In 2013, Kirkland and his colleagues discovered “survival pathways” within senescent cells that keep them alive. They further found that senolytics disrupt those pathways, causing the cells to program their own death. “Senescent cells die, but the good ones don’t,” Kirkland says.
Studies in mice have demonstrated that senolytics reverse cell damage wrought by senescent cells, and extend life. Recently, they also have shown promise in humans. More than a dozen clinical trials are underway testing different combinations of these drugs.
“It takes 10 days to six weeks for a cell to become senescent, but only a brief exposure to these drugs to get the cells to kill themselves,” Kirkland says. “It’s a hit and run approach. We give these drugs intermittently, not continuously.”

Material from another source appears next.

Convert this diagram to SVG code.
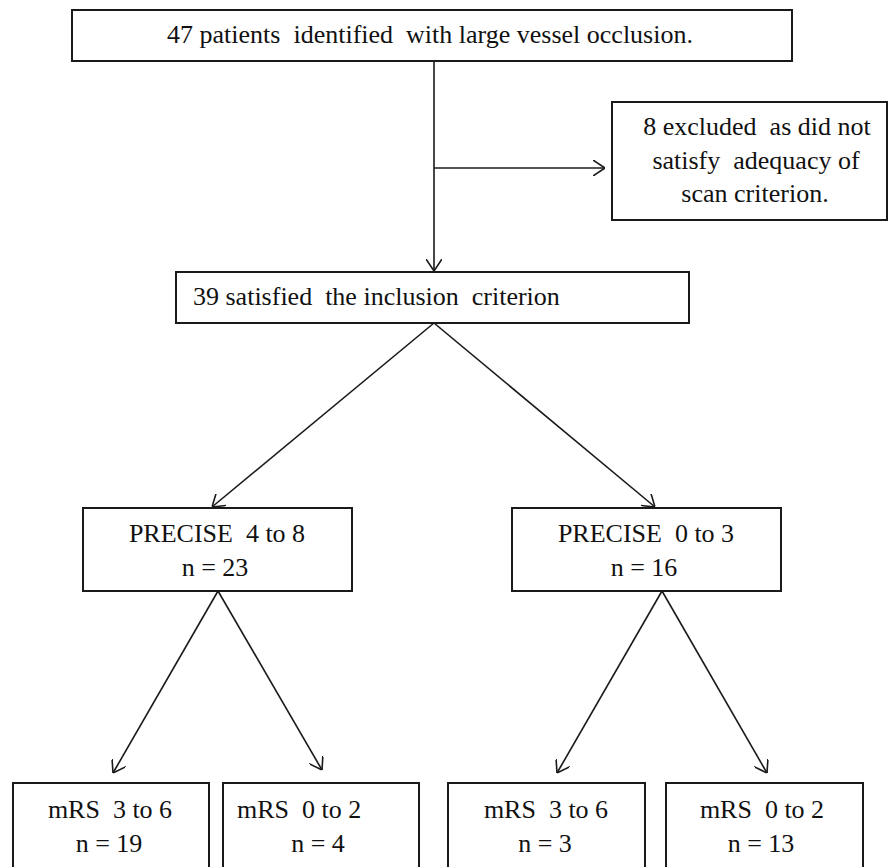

Because senolytics are approved for other medical uses, Kirkland urges people not to take them to slow aging. “We don’t know yet if they are going to work or whether there are side effects,” Kirkland says.
Once the research is complete and the drugs clear regulatory and other obstacles, experts will have to figure out how best to use them. “At what age do we start?” Ross says. “Do I give them to my 90-year-old grandfather to prevent dementia? Or at age 60 to decrease the risk of heart disease?”
Mindful of the work ahead, researchers are nevertheless upbeat about the prospects.
“Death is inevitable, but aging is not,” Barzilai says. “It’s actually quite flexible. We want to make the elderly more resilient, especially against severe disease, and we can do it. This will change society.”
Austad agrees. “If we could give you an extra 10 to 20 years of healthy life, it could change everything,” he says. “It would change the way we think about our careers. When we have children. How we educate ourselves. Everything.”